Stop planning from your desk. Go look at a real wall—preferably one that's failed—before you spec anything. Step one: pick exactly one assembly type. Wood fiber board over dense mineral wool. Or cellulose with a vapor-open sheathing. Not both, not a hybrid you invented at 2 AM. Step two: trace the vapor drive for your climate zone. That sounds simple. Most teams skip it. They draw a nice detail, then wonder why moisture pools behind the WRB six months later. The tricky bit is choosing where your vapor profile tightens—and whether it needs to at all. Step three: model it in WUFI or similar free tools, but don't trust the numbers blindly. Models assume perfect installation. Real walls get coffee breaks and rain during lunch.

Simple Mock-Up Test Before Full Install

I have seen crews blow four hundred square feet of cellulose into a test frame, then wait two weeks with a moisture pin and a thermal camera. That mock-up cost them one afternoon and half a ton of material. It saved them from tearing out an entire south-facing wall six months later. The catch is scale: a 4x8 test panel doesn't simulate thermal bridging or stack effect. Build your mock-up tall—at least two stories, if you can. Put a small heat source inside. Measure the top corner versus the bottom corner. They won't match. That difference is where your assembly actually breathes. Or doesn't.

“We tested three assemblies. One dried in four days. One never dried. The third looked fine—until we cut it open.”

— site supervisor, retrofit project, Pacific Northwest

What usually breaks first is the interface: where your breathable insulation meets the window buck, the rim joist, the electrical box. That seam blows out more often than the field of the wall. Test those junctions with a blower door and a thermal camera on a cold morning. If you see a streak, your assembly isn't breathing—it's weeping.

Resources: Books, Calculators, and Builders to Follow

Don't reinvent the physics. Grab Joseph Lstiburek's BSD-106: Understanding Vapor Barriers—it's short, brutal, and right. For calculators, use the WUFI online wizard (free) and cross-check with the building science corporation's dew-point tool. Wrong order. Not yet. Start with Jonathan Smegal's papers on hygrothermal analysis. Then follow two builders on social media who post wall cuts, not renders. One I trust is a guy in Vermont who photographs his failures every season. Another runs a small crew in Portland who publish their moisture meter readings online. That's better than any salesman's brochure.
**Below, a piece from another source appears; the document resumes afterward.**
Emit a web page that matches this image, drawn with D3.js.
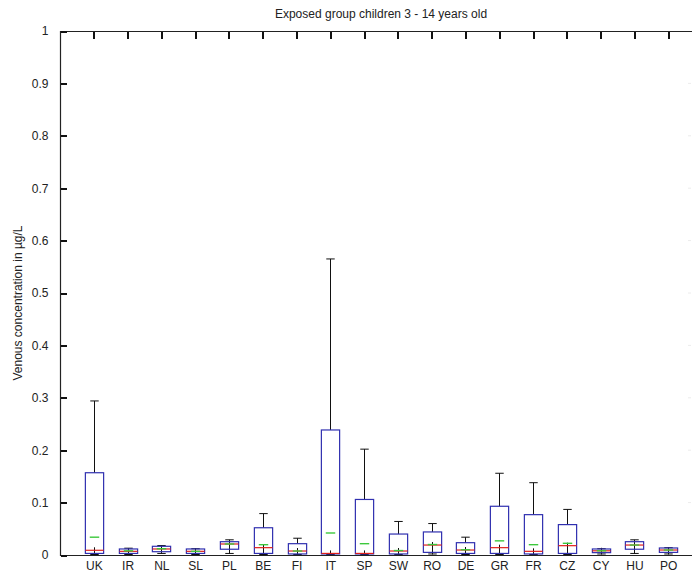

Quick reality check—most teams revert to foam not because foam works better, but because it forgives sloppy detailing. A breathable assembly punishes shortcuts. The long-term cost of that punishment is a call-back. The reward is a wall that dries within 48 hours after a leak. If you aren't willing to mock up, measure, and cut open your test panel, stick with foam. Otherwise, pick your assembly, build small, wait, and learn before you scale. That's the experiment worth running—no chemistry required.